PROBLEM –
Copy out every line of the data exactly.

SOURCE EXCERPT –
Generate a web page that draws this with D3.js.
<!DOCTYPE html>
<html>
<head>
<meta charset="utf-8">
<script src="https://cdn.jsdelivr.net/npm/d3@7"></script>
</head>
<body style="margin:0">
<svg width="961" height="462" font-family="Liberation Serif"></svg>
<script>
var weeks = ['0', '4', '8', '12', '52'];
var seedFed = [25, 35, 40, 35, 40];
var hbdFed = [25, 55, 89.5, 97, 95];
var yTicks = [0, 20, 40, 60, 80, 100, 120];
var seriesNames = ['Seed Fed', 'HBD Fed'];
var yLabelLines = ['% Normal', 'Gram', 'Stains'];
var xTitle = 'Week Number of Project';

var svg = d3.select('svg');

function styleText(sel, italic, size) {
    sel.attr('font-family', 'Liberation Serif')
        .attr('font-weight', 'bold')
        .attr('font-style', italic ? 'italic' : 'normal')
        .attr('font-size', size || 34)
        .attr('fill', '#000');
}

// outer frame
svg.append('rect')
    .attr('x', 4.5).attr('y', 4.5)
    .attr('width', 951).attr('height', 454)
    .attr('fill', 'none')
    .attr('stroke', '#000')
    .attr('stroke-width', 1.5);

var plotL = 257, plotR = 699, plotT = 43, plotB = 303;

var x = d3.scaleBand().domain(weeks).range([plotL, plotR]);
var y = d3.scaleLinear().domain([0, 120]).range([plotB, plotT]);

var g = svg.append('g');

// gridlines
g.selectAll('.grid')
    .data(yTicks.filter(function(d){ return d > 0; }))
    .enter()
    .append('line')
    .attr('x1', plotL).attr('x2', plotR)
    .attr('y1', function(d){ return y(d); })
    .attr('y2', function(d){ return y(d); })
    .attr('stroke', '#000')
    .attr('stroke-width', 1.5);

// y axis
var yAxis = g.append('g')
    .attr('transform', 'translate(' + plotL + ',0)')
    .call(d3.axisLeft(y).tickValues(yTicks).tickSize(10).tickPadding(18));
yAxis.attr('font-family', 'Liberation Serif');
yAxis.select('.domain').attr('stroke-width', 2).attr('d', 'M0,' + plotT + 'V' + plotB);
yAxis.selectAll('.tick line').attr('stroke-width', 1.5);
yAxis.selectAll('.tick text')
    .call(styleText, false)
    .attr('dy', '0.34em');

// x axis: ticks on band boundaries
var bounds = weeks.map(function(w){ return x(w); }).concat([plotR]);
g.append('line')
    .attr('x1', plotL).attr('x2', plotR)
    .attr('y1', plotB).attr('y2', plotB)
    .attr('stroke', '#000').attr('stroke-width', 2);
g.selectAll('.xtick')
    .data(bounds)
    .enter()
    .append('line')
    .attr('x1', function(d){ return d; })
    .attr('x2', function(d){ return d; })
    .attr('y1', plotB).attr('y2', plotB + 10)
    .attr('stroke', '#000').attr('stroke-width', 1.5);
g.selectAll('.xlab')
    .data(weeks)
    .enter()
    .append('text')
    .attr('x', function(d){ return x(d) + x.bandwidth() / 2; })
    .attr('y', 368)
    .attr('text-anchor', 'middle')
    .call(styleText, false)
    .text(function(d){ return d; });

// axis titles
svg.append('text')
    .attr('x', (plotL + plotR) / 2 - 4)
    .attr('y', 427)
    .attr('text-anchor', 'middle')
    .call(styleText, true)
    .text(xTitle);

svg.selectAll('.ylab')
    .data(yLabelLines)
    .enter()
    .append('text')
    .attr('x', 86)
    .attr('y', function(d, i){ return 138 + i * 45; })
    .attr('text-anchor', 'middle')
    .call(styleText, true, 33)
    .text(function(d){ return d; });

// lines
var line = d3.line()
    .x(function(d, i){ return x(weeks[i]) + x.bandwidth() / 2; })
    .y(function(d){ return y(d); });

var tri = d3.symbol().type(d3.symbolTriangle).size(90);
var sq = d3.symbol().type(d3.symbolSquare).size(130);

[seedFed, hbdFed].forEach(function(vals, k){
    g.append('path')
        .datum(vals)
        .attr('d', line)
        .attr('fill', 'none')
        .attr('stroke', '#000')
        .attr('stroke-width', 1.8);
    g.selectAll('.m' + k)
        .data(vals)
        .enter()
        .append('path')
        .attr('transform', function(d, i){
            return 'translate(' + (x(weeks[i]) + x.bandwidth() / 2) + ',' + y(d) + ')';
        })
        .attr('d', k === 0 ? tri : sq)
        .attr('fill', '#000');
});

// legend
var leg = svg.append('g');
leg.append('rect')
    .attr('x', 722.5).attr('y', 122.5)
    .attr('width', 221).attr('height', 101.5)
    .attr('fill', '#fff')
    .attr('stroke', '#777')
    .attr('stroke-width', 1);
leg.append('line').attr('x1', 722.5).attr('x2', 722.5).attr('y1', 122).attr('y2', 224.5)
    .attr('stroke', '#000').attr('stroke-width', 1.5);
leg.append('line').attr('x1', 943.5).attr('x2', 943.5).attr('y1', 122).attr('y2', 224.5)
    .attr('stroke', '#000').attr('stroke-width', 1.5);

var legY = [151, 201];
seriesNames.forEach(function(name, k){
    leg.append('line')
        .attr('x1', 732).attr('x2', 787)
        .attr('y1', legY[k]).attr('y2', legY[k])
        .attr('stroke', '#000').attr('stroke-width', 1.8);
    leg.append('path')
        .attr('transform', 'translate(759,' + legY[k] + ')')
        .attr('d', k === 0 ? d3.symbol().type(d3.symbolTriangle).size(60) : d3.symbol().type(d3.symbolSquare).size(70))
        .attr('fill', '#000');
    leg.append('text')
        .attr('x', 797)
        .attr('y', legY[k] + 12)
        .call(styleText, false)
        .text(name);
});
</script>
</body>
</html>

RESPONSE TO THE TASK –
Generate a web page that draws this with D3.js.
<!DOCTYPE html>
<html>
<head>
<meta charset="utf-8">
<script src="https://cdn.jsdelivr.net/npm/d3@7"></script>
</head>
<body style="margin:0">
<svg width="961" height="462" font-family="Liberation Serif"></svg>
<script>
var weeks = ['0', '4', '8', '12', '52'];
var seedFed = [25, 35, 40, 35, 40];
var hbdFed = [25, 55, 89.5, 97, 95];
var yTicks = [0, 20, 40, 60, 80, 100, 120];
var seriesNames = ['Seed Fed', 'HBD Fed'];
var yLabelLines = ['% Normal', 'Gram', 'Stains'];
var xTitle = 'Week Number of Project';

var svg = d3.select('svg');

function styleText(sel, italic, size) {
    sel.attr('font-family', 'Liberation Serif')
        .attr('font-weight', 'bold')
        .attr('font-style', italic ? 'italic' : 'normal')
        .attr('font-size', size || 34)
        .attr('fill', '#000');
}

// outer frame
svg.append('rect')
    .attr('x', 4.5).attr('y', 4.5)
    .attr('width', 951).attr('height', 454)
    .attr('fill', 'none')
    .attr('stroke', '#000')
    .attr('stroke-width', 1.5);

var plotL = 257, plotR = 699, plotT = 43, plotB = 303;

var x = d3.scaleBand().domain(weeks).range([plotL, plotR]);
var y = d3.scaleLinear().domain([0, 120]).range([plotB, plotT]);

var g = svg.append('g');

// gridlines
g.selectAll('.grid')
    .data(yTicks.filter(function(d){ return d > 0; }))
    .enter()
    .append('line')
    .attr('x1', plotL).attr('x2', plotR)
    .attr('y1', function(d){ return y(d); })
    .attr('y2', function(d){ return y(d); })
    .attr('stroke', '#000')
    .attr('stroke-width', 1.5);

// y axis
var yAxis = g.append('g')
    .attr('transform', 'translate(' + plotL + ',0)')
    .call(d3.axisLeft(y).tickValues(yTicks).tickSize(10).tickPadding(18));
yAxis.attr('font-family', 'Liberation Serif');
yAxis.select('.domain').attr('stroke-width', 2).attr('d', 'M0,' + plotT + 'V' + plotB);
yAxis.selectAll('.tick line').attr('stroke-width', 1.5);
yAxis.selectAll('.tick text')
    .call(styleText, false)
    .attr('dy', '0.34em');

// x axis: ticks on band boundaries
var bounds = weeks.map(function(w){ return x(w); }).concat([plotR]);
g.append('line')
    .attr('x1', plotL).attr('x2', plotR)
    .attr('y1', plotB).attr('y2', plotB)
    .attr('stroke', '#000').attr('stroke-width', 2);
g.selectAll('.xtick')
    .data(bounds)
    .enter()
    .append('line')
    .attr('x1', function(d){ return d; })
    .attr('x2', function(d){ return d; })
    .attr('y1', plotB).attr('y2', plotB + 10)
    .attr('stroke', '#000').attr('stroke-width', 1.5);
g.selectAll('.xlab')
    .data(weeks)
    .enter()
    .append('text')
    .attr('x', function(d){ return x(d) + x.bandwidth() / 2; })
    .attr('y', 368)
    .attr('text-anchor', 'middle')
    .call(styleText, false)
    .text(function(d){ return d; });

// axis titles
svg.append('text')
    .attr('x', (plotL + plotR) / 2 - 4)
    .attr('y', 427)
    .attr('text-anchor', 'middle')
    .call(styleText, true)
    .text(xTitle);

svg.selectAll('.ylab')
    .data(yLabelLines)
    .enter()
    .append('text')
    .attr('x', 86)
    .attr('y', function(d, i){ return 138 + i * 45; })
    .attr('text-anchor', 'middle')
    .call(styleText, true, 33)
    .text(function(d){ return d; });

// lines
var line = d3.line()
    .x(function(d, i){ return x(weeks[i]) + x.bandwidth() / 2; })
    .y(function(d){ return y(d); });

var tri = d3.symbol().type(d3.symbolTriangle).size(90);
var sq = d3.symbol().type(d3.symbolSquare).size(130);

[seedFed, hbdFed].forEach(function(vals, k){
    g.append('path')
        .datum(vals)
        .attr('d', line)
        .attr('fill', 'none')
        .attr('stroke', '#000')
        .attr('stroke-width', 1.8);
    g.selectAll('.m' + k)
        .data(vals)
        .enter()
        .append('path')
        .attr('transform', function(d, i){
            return 'translate(' + (x(weeks[i]) + x.bandwidth() / 2) + ',' + y(d) + ')';
        })
        .attr('d', k === 0 ? tri : sq)
        .attr('fill', '#000');
});

// legend
var leg = svg.append('g');
leg.append('rect')
    .attr('x', 722.5).attr('y', 122.5)
    .attr('width', 221).attr('height', 101.5)
    .attr('fill', '#fff')
    .attr('stroke', '#777')
    .attr('stroke-width', 1);
leg.append('line').attr('x1', 722.5).attr('x2', 722.5).attr('y1', 122).attr('y2', 224.5)
    .attr('stroke', '#000').attr('stroke-width', 1.5);
leg.append('line').attr('x1', 943.5).attr('x2', 943.5).attr('y1', 122).attr('y2', 224.5)
    .attr('stroke', '#000').attr('stroke-width', 1.5);

var legY = [151, 201];
seriesNames.forEach(function(name, k){
    leg.append('line')
        .attr('x1', 732).attr('x2', 787)
        .attr('y1', legY[k]).attr('y2', legY[k])
        .attr('stroke', '#000').attr('stroke-width', 1.8);
    leg.append('path')
        .attr('transform', 'translate(759,' + legY[k] + ')')
        .attr('d', k === 0 ? d3.symbol().type(d3.symbolTriangle).size(60) : d3.symbol().type(d3.symbolSquare).size(70))
        .attr('fill', '#000');
    leg.append('text')
        .attr('x', 797)
        .attr('y', legY[k] + 12)
        .call(styleText, false)
        .text(name);
});
</script>
</body>
</html>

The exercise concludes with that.